Thursday, April 11, 2013

Reasons to Stop Saying "21st Century Genealogist"

Readers who follow me on Facebook over at the Technology for Genealogy group know that I am a big fan of Richard Byrne and his blog Free Technology for Teachers. As a genealogy educator, I find that much of what he shares at his site is applicable to the family history community as much as it applies to grade school teachers.
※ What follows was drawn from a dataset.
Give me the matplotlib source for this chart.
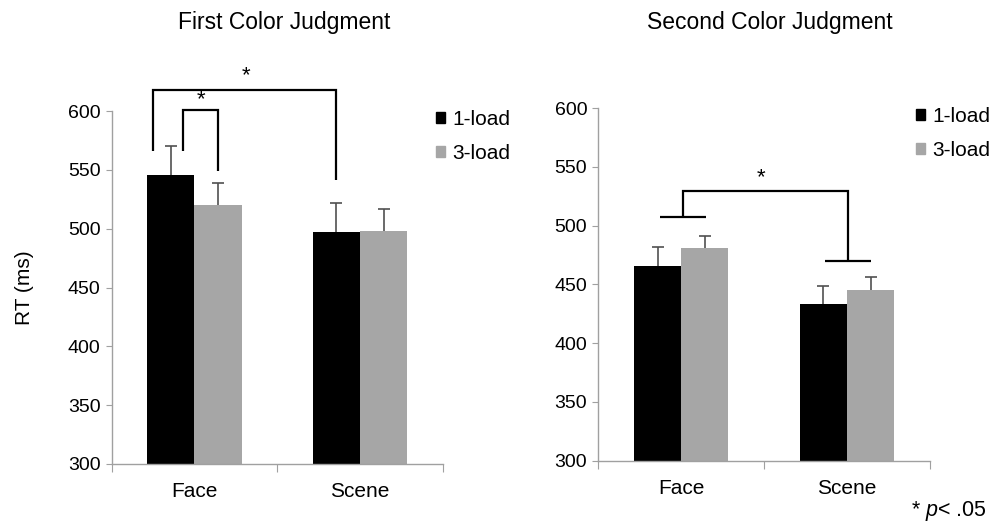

His recent post "21 Reasons to Stop Saying '21st Century Teacher'" made me consider whether or not the term "21st Century Genealogist" is overused. While I won't actually list 21 reasons, I think that several bullet points do have merit and apply to us as genealogists:
  • We live in the 21st Century. If you're researching genealogy today, you're a 21st Century Genealogist.
  • We live in the 21st Century. Even if you're using older methods (many are and always will be valid methods) you're still a 21st Century Genealogist.
  • No one worth impressing is impressed by "21st Century Genealogist."
  • A century is a long time.
  • Good genealogists have always consulted with other genealogists. Social media didn't invent professional learning networks, personal learning networks, or professional learning groups.
  • Good genealogists have always been life-long learners looking to bring tools into their research. Google didn't invent that.
  • Writing or saying "21st Century Genealogist" is meaningful if you're trying to help someone win at Buzzword Bingo.
As many of us use different tech tools in searching our ancestors and we work to share them with others in the genealogy community, perhaps we need to avoid terms and labels that can be divisive such as "21st Century Genealogist."

I remember when I got started in genealogy: Yes, there were those "Blue Meanies" who could easily have been road blocks to my progress in finding my ancestors.  But I simply ran them over, turned them into "speed bumps" and sought out those giving, helpful souls who shared their wisdom and shared it freely. Those who did it best were those who avoided marginalizing terminology.

So, my fellow genealogists, what good stuff did you find today? And can you share it?